Metal işçisi yazdı: Sabahki fiyat akşam değişiyor
"Evde ne pişireceğimizi kara kara düşünüyoruz. Fabrikada bir arkadaşım, “Artık ben evde ekmek yapmaya başlayacağım sen de yap” diyor bana.”
Fotoğraf: Burcu Yıldırım/Evrensel
Bir metal işçisi
İstanbul
Merhaba Evrensel okurları.
Öyle çok şeyler var ki yazacak; arka arkaya gelen zamlar, dövizin her geçen gün yükselmesi biz işçileri daha da yoksullaştırıyor, maaşlarımız kuşa döndü.
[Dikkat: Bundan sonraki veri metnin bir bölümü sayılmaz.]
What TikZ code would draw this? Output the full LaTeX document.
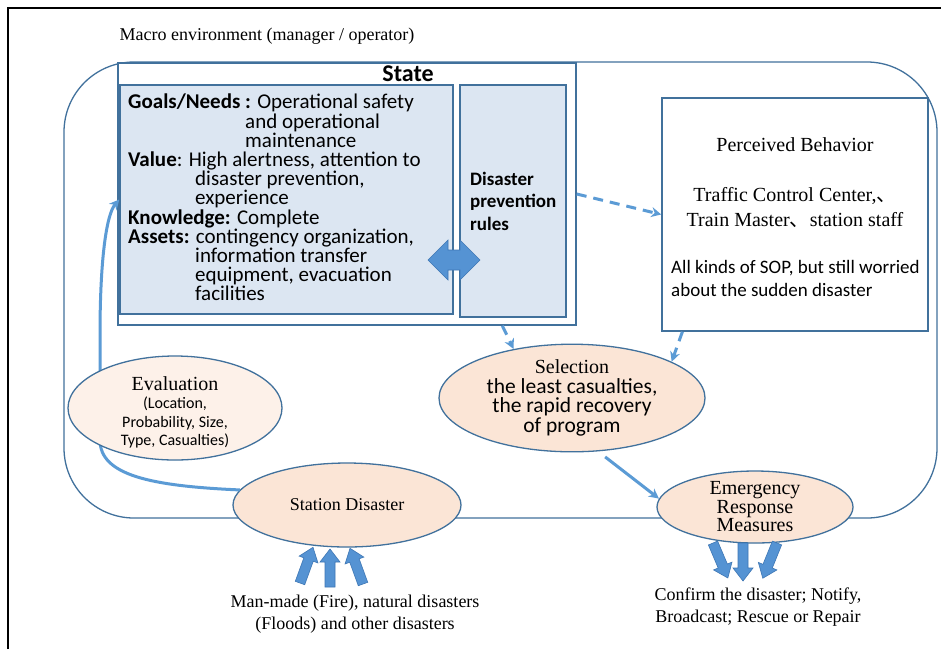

Zamlar o kadar çok ki işten eve döndüğümde marketteki ürünlerin fiyat artışlarına gün içinde bile artık yetişemiyorum. 12 saat çalışıyorum yine de geçinemiyorum. Ne yapalım artık fabrikada mı yatalım?
Bugünlerde fabrikada asgari ücret ne olacak diye konuşurken arkadaşlarım 5 bin olsa bile yine de zamlar karşısında yetmez diyor. Üstümüze başımıza yeni kıyafetler almak artık bizim için lüks oldu. Evde ne pişireceğimizi kara kara düşünüyoruz. Fabrikada bir arkadaşım, “Artık ben evde ekmek yapmaya başlayacağım sen de yap” diyor bana. Biz o kadar ağır koşullarda çalışalım bir de üstüne evde ekmek mi yapalım? Biz metal işçisiyiz, fabrikada zaten posamız çıkarcasına çalıştırıyorlar. Hele bir de evin yükü de biz kadınların sırtında. Bu düzen bizi robotlaştırdı, insanlıktan çıkardı desem inanın abartı olmaz.
Fabrikada daha önce AKP’ye oy vermiş işçiler arasında hükümete olan tepki her geçen gün artıyor. Geçtiğimiz günlerde zamlara, hayat pahalılığına, dövizin yükselmesine karşı “Hükümet istifa” diyerek sokaklara çıkan halk her yerde polis engeliyle karşılaştı. Yürüyüşleri, basın açıklamalarını yasakladılar. Benim de katıldığım Avcılar’daki açıklamaya kaymakamlık yasağı ve polis müdahalesi oldu. Biz her geçen gün yoksullaşırken sesimizi duyuramayacak mıyız? Sanki bizler bu ülkede yaşamıyoruz. Tabii ülkeyi yönetenlerin tuzu kuru, işçilerle dalga geçercesine açıklamalarda bulunuyorlar. Geçen gün fabrikada yaşadığım bir diyaloğu paylaşarak mektubumu bitirmek istiyorum. Emeklilikte yaşa takılan bir arkadaşım şöyle diyor: “Bizi emekli etmezse iktidarın hiçbir şansı yok. Gerçi etse de şansı yok. Halimiz ortada. Son çırpınışları bunlar. Biz artık hiçbir vaadine inanmıyoruz.”